Three years ago, Republican officials in Texas approved some of the nation’s most aggressive restrictions on reproductive rights, which had the effect of closing more than half of the state’s clinics where abortions are performed. As of this morning, as NBC News’ Pete Williams reported, the law is no more.
The U.S. Supreme Court on Monday struck down one of the nation’s toughest restrictions on abortion, a Texas law that women’s groups said would have forced more than three-quarters of the state’s clinics to shut down. The decision was 5-3. […][T]he law said clinics providing abortion services must meet the same building standards as ambulatory surgical centers. And it required doctors performing abortions to have admitting privileges at nearby hospitals.
The decision in Whole Woman’s Health v. Hellerstedt is online here. Note, Justice Breyer wrote the majority ruling, and he was joined by Justices Kennedy, Sotomayor, Kagan, and Ginsburg, who unexpectedly wrote a concurring opinion. Justices Roberts, Thomas, and Alito made up the three-member minority.

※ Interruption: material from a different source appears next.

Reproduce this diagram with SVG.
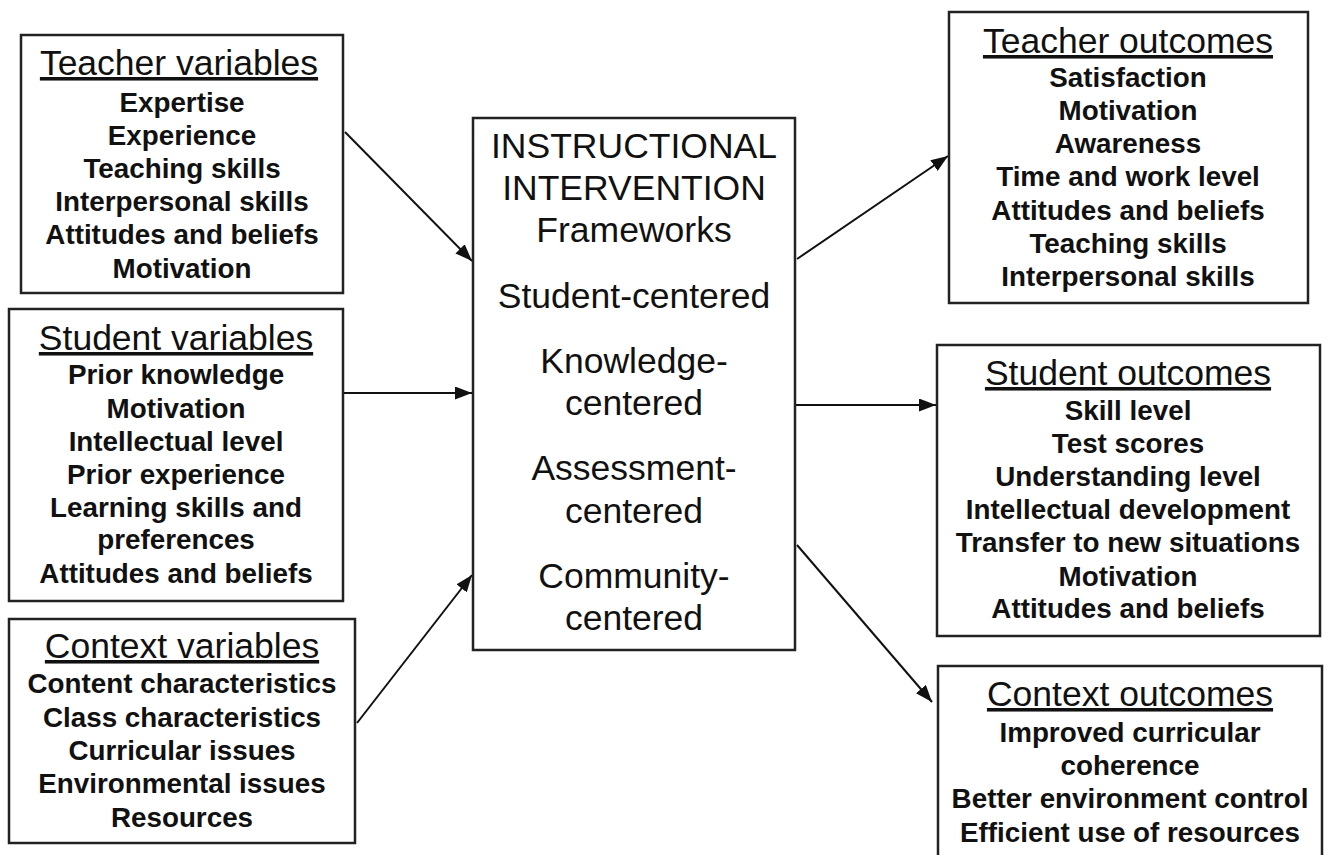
<svg xmlns="http://www.w3.org/2000/svg" width="1331" height="855" viewBox="0 0 1331 855">
<defs>
<marker id="ah" markerUnits="userSpaceOnUse" markerWidth="18" markerHeight="13" refX="17" refY="6.5" orient="auto">
<path d="M0,0 L17,6.5 L0,13 Z" fill="#111"/>
</marker>
<style>
.box{fill:#fff;stroke:#222;stroke-width:2.5}
.t{font-family:"Liberation Sans",Arial,sans-serif;font-size:35.5px;fill:#111;text-anchor:middle;text-decoration:underline}
.i{font-family:"Liberation Sans",Arial,sans-serif;font-size:27.8px;font-weight:bold;fill:#111;text-anchor:middle}
.c{font-family:"Liberation Sans",Arial,sans-serif;font-size:35.5px;fill:#111;text-anchor:middle}
.e{stroke:#111;stroke-width:2;fill:none;marker-end:url(#ah)}
</style>
</defs>
<rect width="1331" height="855" fill="#fff"/>
<g id="connectors">
<line class="e" x1="345" y1="132" x2="472" y2="261"/>
<line class="e" x1="344" y1="393" x2="472" y2="393"/>
<line class="e" x1="357" y1="723" x2="472" y2="575"/>
<line class="e" x1="797" y1="259" x2="948" y2="156"/>
<line class="e" x1="796" y1="405" x2="936" y2="405"/>
<line class="e" x1="797" y1="545" x2="932" y2="702"/>
</g>
<g id="teacher-variables">
<rect class="box" x="21" y="35" width="322" height="258"/>
<text class="t" x="179" y="75">Teacher variables</text>
<text class="i" x="182" y="112">Expertise</text>
<text class="i" x="182" y="145">Experience</text>
<text class="i" x="182" y="178">Teaching skills</text>
<text class="i" x="182" y="211">Interpersonal skills</text>
<text class="i" x="182" y="244">Attitudes and beliefs</text>
<text class="i" x="182" y="278">Motivation</text>
</g>
<g id="student-variables">
<rect class="box" x="9" y="309" width="334" height="292"/>
<text class="t" x="176" y="350">Student variables</text>
<text class="i" x="176" y="384">Prior knowledge</text>
<text class="i" x="176" y="418">Motivation</text>
<text class="i" x="176" y="451">Intellectual level</text>
<text class="i" x="176" y="484">Prior experience</text>
<text class="i" x="176" y="517">Learning skills and</text>
<text class="i" x="176" y="549">preferences</text>
<text class="i" x="176" y="583">Attitudes and beliefs</text>
</g>
<g id="context-variables">
<rect class="box" x="9" y="619" width="346" height="224"/>
<text class="t" x="182" y="658">Context variables</text>
<text class="i" x="182" y="693">Content characteristics</text>
<text class="i" x="182" y="727">Class characteristics</text>
<text class="i" x="182" y="760">Curricular issues</text>
<text class="i" x="182" y="793">Environmental issues</text>
<text class="i" x="182" y="827">Resources</text>
</g>
<g id="instructional-intervention">
<rect class="box" x="473" y="118" width="322" height="532"/>
<text class="c" x="634" y="158">INSTRUCTIONAL</text>
<text class="c" x="634" y="200">INTERVENTION</text>
<text class="c" x="634" y="242">Frameworks</text>
<text class="c" x="634" y="308">Student-centered</text>
<text class="c" x="634" y="373">Knowledge-</text>
<text class="c" x="634" y="415">centered</text>
<text class="c" x="634" y="480">Assessment-</text>
<text class="c" x="634" y="523">centered</text>
<text class="c" x="634" y="588">Community-</text>
<text class="c" x="634" y="630">centered</text>
</g>
<g id="teacher-outcomes">
<rect class="box" x="949" y="12" width="359" height="291"/>
<text class="t" x="1128" y="53">Teacher outcomes</text>
<text class="i" x="1128" y="87">Satisfaction</text>
<text class="i" x="1128" y="120">Motivation</text>
<text class="i" x="1128" y="153">Awareness</text>
<text class="i" x="1128" y="186">Time and work level</text>
<text class="i" x="1128" y="220">Attitudes and beliefs</text>
<text class="i" x="1128" y="253">Teaching skills</text>
<text class="i" x="1128" y="286">Interpersonal skills</text>
</g>
<g id="student-outcomes">
<rect class="box" x="937" y="345" width="383" height="291"/>
<text class="t" x="1128" y="385">Student outcomes</text>
<text class="i" x="1128" y="420">Skill level</text>
<text class="i" x="1128" y="453">Test scores</text>
<text class="i" x="1128" y="486">Understanding level</text>
<text class="i" x="1128" y="519">Intellectual development</text>
<text class="i" x="1128" y="552">Transfer to new situations</text>
<text class="i" x="1128" y="586">Motivation</text>
<text class="i" x="1128" y="618">Attitudes and beliefs</text>
</g>
<g id="context-outcomes">
<rect class="box" x="938" y="666" width="384" height="200"/>
<text class="t" x="1130" y="706">Context outcomes</text>
<text class="i" x="1130" y="742">Improved curricular</text>
<text class="i" x="1130" y="775">coherence</text>
<text class="i" x="1130" y="808">Better environment control</text>
<text class="i" x="1130" y="842">Efficient use of resources</text>
</g>
</svg>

While Justice Scalia’s death has had a significant impact on a variety of key cases this term, the Texas case doesn’t appear to be one of them: facing a five-member majority, the state restrictions were doomed either way.
The legal dispute has been described as “the most momentous abortion case in a quarter century” for good reason.
In March, MSNBC’s Irin Carmon published a helpful overview that explained why this case matters so much.
Texas, like many of its neighbors, has imposed on abortion clinics new standards that are so difficult for the clinics to meet that a majority of them will be or have been forced to close. Doctors must have admitting privileges at local hospitals, something they say many hospitals have been reluctant to supply out of opposition to abortion or fear of controversy. Abortions must take place in an ambulatory surgical center, a cavernous, multimillion-dollar facility for a procedure that involves no incision and in many cases involves taking a couple of pills. […]The state of Texas claims it is within its legal rights to regulate clinics for the sake of women’s health. The abortion clinics that brought the case counter that the low complication rate and existing regulations show the new law isn’t needed. “If these facilities were providing substandard care that posed a threat to patient health or safety, then Texas would be justified in shutting them down,” attorneys for the clinics wrote in a brief to the court. “But they have a long record of providing safe abortion care, which [Texas officials] do not dispute.”
As we discussed at the time, for the clinics, this case is largely about exposing a sham: Texas Republicans imposed outrageous and unnecessary regulations, not to advance public health, but to curtail women’s access to legal abortions.
Indeed, even this morning, Texas Attorney General Ken Paxton continued to argue that the state law “was an effort to improve minimum safety standards and ensure capable care for Texas women.” He added in a statement, “It’s exceedingly unfortunate that the court has taken the ability to protect women’s health out of the hands of Texas citizens and their duly-elected representatives.”
The high court’s majority recognized this argument as a fundamentally dishonest shellgame that created an undue burden on women in the Lone Star State. It’s a decision that will reverberate across the country.
Update: Texas kept up the pretense that the law was about protecting women’s health, but note this tidbit from the ruling: “We add that, when directly asked at oral argument whether Texas knew of a single instance in which the new requirement would have helped even one woman obtain better treatment, Texas admitted that there was no evidence in the record of such a case.”